Roger Chaffee

Roger Chaffee 

BS aeronautical engineering ’57
Mission: Apollo 1

Roger Chaffee was just 31 years old when he and fellow astronauts Virgil “Gus” Grissom, also a Purdue alumnus, and Ed White were killed during a pre-launch test for the Apollo 1 mission on Jan. 27, 1967.

Roger Chaffee

Roger B. Chaffee

Chaffee had been assigned as a pilot for NASA’s first scheduled three-person spaceflight, but a flash fire during a countdown demonstration test at Kennedy Space Center took the lives of the rookie astronaut and his colleagues.

NASA selected Chaffee as part of its third astronaut group in 1963 and assigned him to serve as capsule communicator (CAPCOM) for the Gemini 3 and Gemini 4 missions. In this role, he relayed information between the crew and NASA’s director of flight operations. During the Gemini 4 mission, in which White became the first American to complete a spacewalk, Chaffee shared CAPCOM duties with fellow Boilermakers Grissom and Eugene Cernan.

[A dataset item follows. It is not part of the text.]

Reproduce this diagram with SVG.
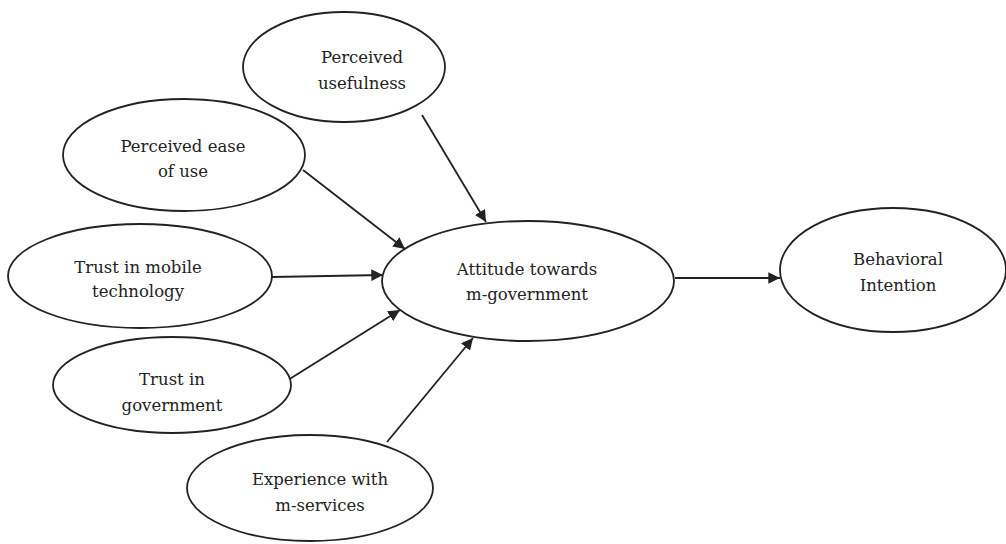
<svg xmlns="http://www.w3.org/2000/svg" width="1006" height="544" viewBox="0 0 1006 544">
<defs>
<style>
.n{fill:#fff;stroke:#222;stroke-width:1.8}
.t{font-family:"DejaVu Serif","Liberation Serif",serif;font-size:16.5px;fill:#222;text-anchor:middle}
.c{stroke:#222;stroke-width:1.8;fill:none;marker-end:url(#ah)}
</style>
<marker id="ah" viewBox="0 0 10 10" refX="10" refY="5" markerWidth="6.5" markerHeight="6.5" orient="auto" markerUnits="strokeWidth">
<path d="M0,0 L10,5 L0,10 z" fill="#222"/>
</marker>
</defs>
<rect width="1006" height="544" fill="#fff"/>
<g id="connectors">
<line class="c" x1="422" y1="115" x2="486" y2="222"/>
<line class="c" x1="303" y1="170" x2="405" y2="249"/>
<line class="c" x1="272" y1="277" x2="383" y2="275"/>
<line class="c" x1="288" y1="380" x2="400" y2="310"/>
<line class="c" x1="387" y1="442" x2="473" y2="338"/>
<line class="c" x1="675" y1="278" x2="780" y2="278"/>
</g>
<g id="pu">
<ellipse class="n" cx="344" cy="67" rx="101" ry="55"/>
<text class="t" x="362" y="63">Perceived</text>
<text class="t" x="362" y="89">usefulness</text>
</g>
<g id="peou">
<ellipse class="n" cx="184" cy="155" rx="121" ry="56"/>
<text class="t" x="183" y="152">Perceived ease</text>
<text class="t" x="183" y="177">of use</text>
</g>
<g id="tmt">
<ellipse class="n" cx="140" cy="276" rx="132" ry="52"/>
<text class="t" x="138" y="273">Trust in mobile</text>
<text class="t" x="138" y="297">technology</text>
</g>
<g id="tg">
<ellipse class="n" cx="172" cy="385" rx="119" ry="48"/>
<text class="t" x="172" y="385">Trust in</text>
<text class="t" x="172" y="411">government</text>
</g>
<g id="exp">
<ellipse class="n" cx="310" cy="488" rx="123" ry="53"/>
<text class="t" x="320" y="485">Experience with</text>
<text class="t" x="320" y="511">m-services</text>
</g>
<g id="att">
<ellipse class="n" cx="528" cy="281" rx="146" ry="60"/>
<text class="t" x="527" y="275">Attitude towards</text>
<text class="t" x="527" y="300">m-government</text>
</g>
<g id="bi">
<ellipse class="n" cx="893" cy="270" rx="113" ry="62"/>
<text class="t" x="898" y="265">Behavioral</text>
<text class="t" x="898" y="291">Intention</text>
</g>
</svg>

Chaffee attended Purdue on a Naval Reserve Officers Training Corps (NROTC) scholarship and completed his naval training after graduating in 1957. In the Navy, he became one of the youngest pilots ever to fly the A3D twin-engine jet photo reconnaissance plane. Between 1960 and 1962 – a period that included the Cuban Missile Crisis – Chaffee flew 82 missions over Cuba and provided critical aerial imagery that documented Soviet missile buildup on the island.

In 1968, Purdue dedicated two engineering buildings to honor fallen astronauts Chaffee and Grissom, both of which are still in operation. Chaffee Hall is a library and office building near Maurice J. Zucrow Laboratories, the jet propulsion center west of Purdue Airport. Among those in attendance at the dedication ceremonies were the astronauts’ widows and parents, fellow Boilermaker astronaut Neil Armstrong, and George Mueller, NASA’s associate administrator for manned space flight, another Purdue graduate.